THE PROBLEM
Begin with the first line and repeat exactly through the line containing "plt.rcParams['axes.unicode_minus'] = False"; leave every image out.
────
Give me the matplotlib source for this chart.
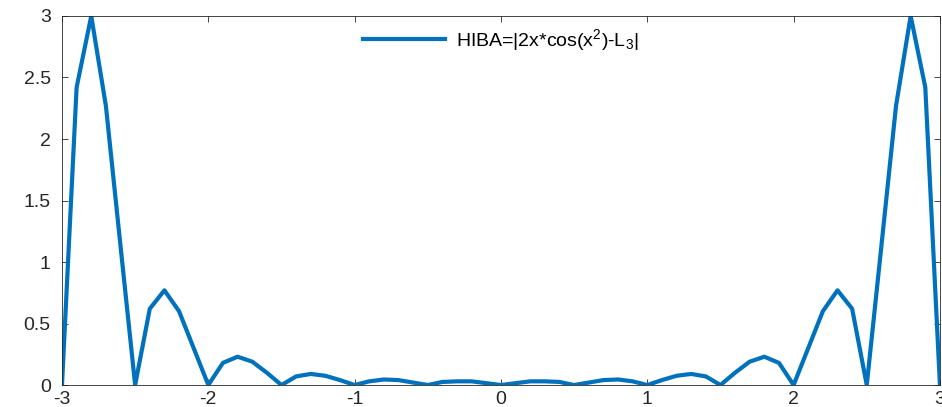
import numpy as np
import matplotlib.pyplot as plt

plt.rcParams['font.family'] = ['Liberation Sans', 'DejaVu Sans']
plt.rcParams['mathtext.default'] = 'regular'
plt.rcParams['axes.unicode_minus'] = False

# x = -3:0.1:3, error values (symmetric curve)
x = np.round(np.arange(-30, 31) / 10, 1)
half = [0.0, 2.42, 3.0, 2.27, 1.13, 0.0, 0.62, 0.77, 0.60, 0.30,
        0.0, 0.18, 0.23, 0.19, 0.10, 0.0, 0.07, 0.09, 0.075, 0.04,
        0.0, 0.03, 0.045, 0.04, 0.02, 0.0, 0.025, 0.03, 0.03, 0.015]
hiba = half + [0.0] + half[::-1]

xticks = [-3, -2, -1, 0, 1, 2, 3]
yticks = [0, 0.5, 1, 1.5, 2, 2.5, 3]
ytick_labels = ['0', '0.5', '1', '1.5', '2', '2.5', '3']

fig = plt.figure(figsize=(9.42, 4.07), dpi=100)
ax = fig.add_axes([0.0658, 0.054, 0.932, 0.9067])

ax.plot(x, hiba, color='#0072BD', linewidth=3,
        label='HIBA=|2x*cos(x$^2$)-L$_3$|')

ax.set_xlim(-3, 3)
ax.set_ylim(0, 3)
ax.set_xticks(xticks)
ax.set_yticks(yticks)
ax.set_yticklabels(ytick_labels)
ax.tick_params(direction='in', top=True, right=True, labelsize=14,
               colors='#262626', length=4, width=0.6)
ax.tick_params(axis='x', pad=4)
ax.tick_params(axis='y', pad=8)
for s in ax.spines.values():
    s.set_color('#262626')
    s.set_linewidth(0.6)

leg = ax.legend(loc='center', bbox_to_anchor=(0.5, 0.935), frameon=False,
                fontsize=14, handlelength=4.2, handletextpad=0.6)

fig.savefig('out.png', dpi=100)
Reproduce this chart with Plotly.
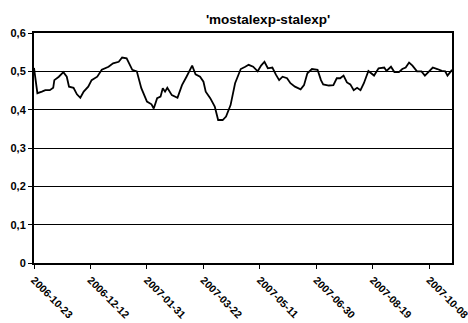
────
EXPECTED ANSWER
Give me the matplotlib source for this chart.
import numpy as np
import matplotlib.pyplot as plt

plt.rcParams['font.family'] = ['Liberation Sans', 'DejaVu Sans']
plt.rcParams['mathtext.default'] = 'regular'
plt.rcParams['axes.unicode_minus'] = False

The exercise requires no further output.